Verify that the number of read-only nodes in the cluster automatically scales based on the load using Sysbench.

Adjust Serverless configuration

During the multi-node scaling test, ensure that read-only nodes are automatically scaled during the test. Go to the PolarDB console, and in the Database Nodes section of the cluster details page, adjust the Serverless configuration. Set Maximum Resources for Single Node to 32, Minimum Resources for Single Node to 1, Maximum Read-only Nodes to 7, and Minimum Read-only Nodes to 0.

Verification

Perform a test with 160 threads to understand the horizontal scalability of Serverless.

Run the following command.

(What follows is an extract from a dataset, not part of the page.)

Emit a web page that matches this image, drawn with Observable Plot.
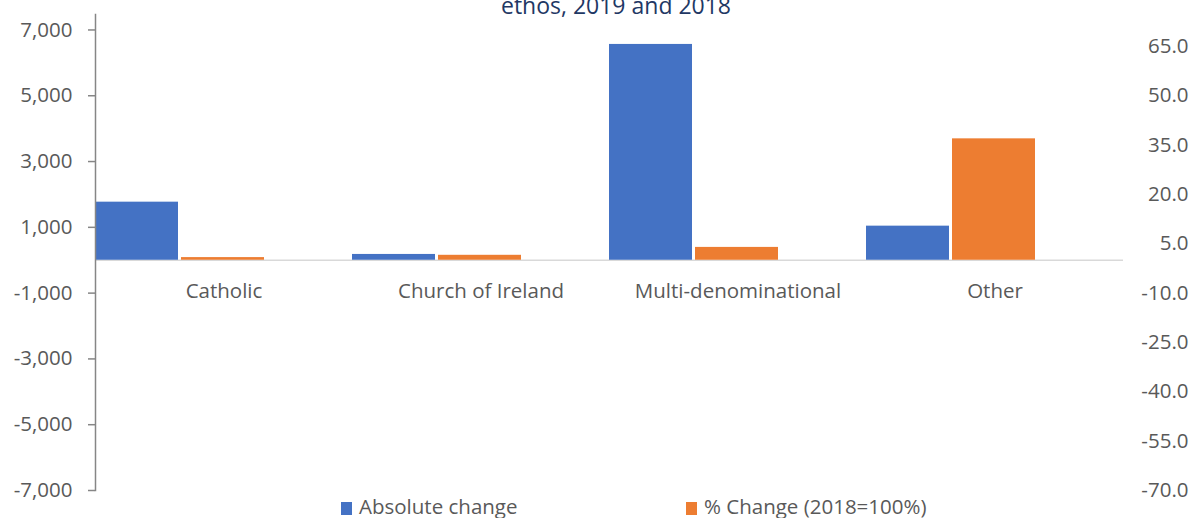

Set the --threads parameter to 160, and adjust other parameters as needed. For more information, see parameter descriptions.

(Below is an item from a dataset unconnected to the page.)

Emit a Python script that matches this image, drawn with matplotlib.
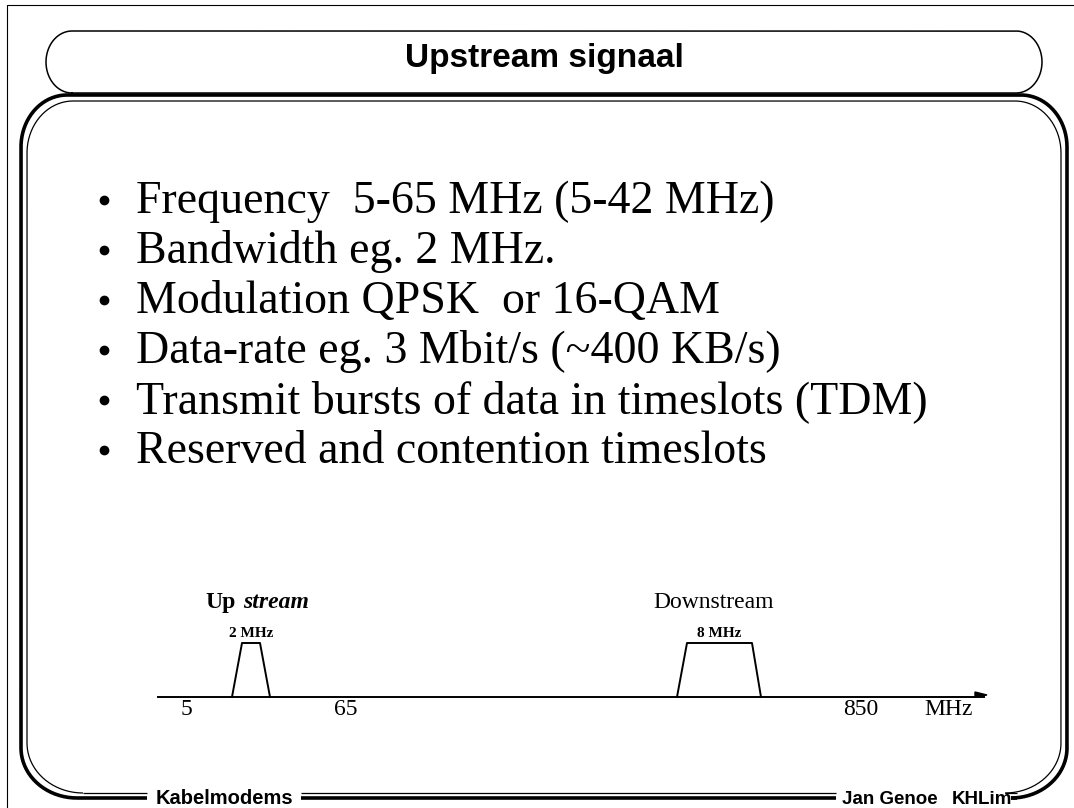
import matplotlib.pyplot as plt
import numpy as np

# slide text
title = "Upstream signaal"
bullets = [
    "Frequency  5-65 MHz (5-42 MHz)",
    "Bandwidth eg. 2 MHz.",
    "Modulation QPSK  or 16-QAM",
    "Data-rate eg. 3 Mbit/s (~400 KB/s)",
    "Transmit bursts of data in timeslots (TDM)",
    "Reserved and contention timeslots",
]
footer_left = "Kabelmodems"
footer_right = ["Jan Genoe", "KHLim"]

# spectrum sketch (schematic x positions of the frequency axis)
tick_labels = ["5", "65", "850", "MHz"]
tick_x = [186, 346, 861, 949]
# bands: base left, top left, top right, base right
up_band = [232, 242, 260, 270]
down_band = [677, 687, 752, 761]
band_labels = ["2 MHz", "8 MHz"]

sans = ['Liberation Sans', 'DejaVu Sans']
serif = ['Liberation Serif', 'DejaVu Serif']


def corner(cx, cy, rx, ry, a0, a1):
    t = np.radians(np.linspace(a0, a1, 40))
    return cx + rx * np.cos(t), cy + ry * np.sin(t)


def box_outline(x0, y0, x1, y1, rt, rb):
    # open outline: bottom-left corner, up, over the top, down, bottom-right corner
    parts = [
        corner(x0 + rb[0], y1 - rb[1], rb[0], rb[1], 90, 180),
        corner(x0 + rt[0], y0 + rt[1], rt[0], rt[1], 180, 270),
        corner(x1 - rt[0], y0 + rt[1], rt[0], rt[1], 270, 360),
        corner(x1 - rb[0], y1 - rb[1], rb[0], rb[1], 0, 90),
    ]
    xs = np.concatenate([p[0] for p in parts])
    ys = np.concatenate([p[1] for p in parts])
    return xs, ys


fig = plt.figure(figsize=(10.74, 8.08), dpi=100)
ax = fig.add_axes([0, 0, 1, 1])
ax.set_xlim(0, 1074)
ax.set_ylim(808, 0)
ax.axis('off')

# page frame
ax.plot([7, 7, 1074], [808, 5, 5], color='black', lw=0.8)

# title box (stadium shape)
xs, ys = box_outline(46, 31, 1042, 93, (26, 31), (26, 31))
ax.plot(np.append(xs, xs[0]), np.append(ys, ys[0]), color='black', lw=1.1)
ax.text(544, 67, title, family=sans, fontweight='bold', fontsize=24,
        ha='center', va='baseline')

# main box, double line
gaps = [(147, 301), (836, 1017)]
for x0, y0, x1, y1, lw in [(21, 95, 1067, 798, 2.6), (27, 101, 1061, 793, 0.9)]:
    xs, ys = box_outline(x0, y0, x1, y1, (46, 52), (56, 50))
    ax.plot(xs, ys, color='black', lw=lw, solid_capstyle='butt')
    xl = x0 + 56
    xr = x1 - 56
    ax.plot([xl, gaps[0][0]], [y1, y1], color='black', lw=lw, solid_capstyle='butt')
    ax.plot([gaps[0][1], gaps[1][0]], [y1, y1], color='black', lw=lw, solid_capstyle='butt')
    ax.plot([gaps[1][1], xr], [y1, y1], color='black', lw=lw, solid_capstyle='butt')

ax.text(156, 804, footer_left, family=sans, fontweight='bold', fontsize=14.5,
        ha='left', va='baseline')
ax.text(938, 804, footer_right[0], family=sans, fontweight='bold', fontsize=13.5,
        ha='right', va='baseline')
ax.text(1012, 804, footer_right[1], family=sans, fontweight='bold', fontsize=13.5,
        ha='right', va='baseline')

# bullet list
for i, line in enumerate(bullets):
    y = 213 + i * 50
    ax.plot(104, y - 13, 'o', color='black', ms=6)
    ax.text(136, y, line, family=serif, fontsize=33, ha='left', va='baseline')

# frequency axis
ax.plot([158, 984], [697, 697], color='black', lw=1.4)
ax.fill([975, 987, 975], [692, 695, 697], color='black')
for x, lab in zip(tick_x, tick_labels):
    ax.text(x, 715, lab, family=serif, fontsize=17, ha='center', va='baseline')

for band, lab in zip([up_band, down_band], band_labels):
    ax.plot(band, [697, 643, 643, 697], color='black', lw=1.4)
    ax.text((band[1] + band[2]) / 2, 637, lab, family=serif, fontsize=11,
            fontweight='bold', ha='center', va='baseline')

ax.text(205, 608, "Up", family=serif, fontweight='bold', fontsize=17,
        ha='left', va='baseline')
ax.text(243, 608, "stream", family=serif, fontweight='bold', style='italic',
        fontsize=17, ha='left', va='baseline')
ax.text(714, 608, "Downstream", family=serif, fontsize=17, ha='center', va='baseline')

fig.savefig('out.png', dpi=100)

sysbench /usr/share/sysbench/oltp_read_write.lua --pgsql-host=<host> --pgsql-port=<port> --pgsql-user=<user> --pgsql-password=<password> --pgsql-db=<database> --tables=32 --table-size=100000 --report-interval=1 --range_selects=1 --db-ps-mode=disable --rand-type=uniform --threads=160 --db-driver=pgsql --time=12000 run

A while after the second test began, several read-only nodes were added.
After the cluster entered the stable state, Sysbench returned output as follows. Compared with the previous single-node test results under the same pressure, the QPS increased from 320,000 to 340,000. Based on the QPS performance, the maximum throughput of the single-node test has been exceeded.
Horizontal scaling, baseline comparison, single node:
Go to the PolarDB console, and view the Serverless Monitoring Metrics on the Performance Monitoring page. Adjust the time range to view the monitoring information:
In the Serverless monitoring information, you can observe the load curves of the new read-only nodes. After read-only nodes are added, the load on the previous nodes gradually decreases, eventually reaching a roughly balanced state.
After running for a period, stop the stress test. Adjust the time range according to the test time, and you will see the following monitoring information:
The cluster's compute nodes will first automatically scale down, gradually reducing to 1 PCU in approximately 2-3 minutes. When the pressure stops, the CPU utilization of read-only nodes immediately decreases, while the primary node still needs to perform vacuum operations, so CPU consumption continues for a short period before finally dropping to 1 PCU.
15 to 20 minutes after the test stopped, read-only nodes were released one by one. To avoid frequent elastic oscillations of read-only nodes, Serverless does not immediately reclaim read-only nodes with no load.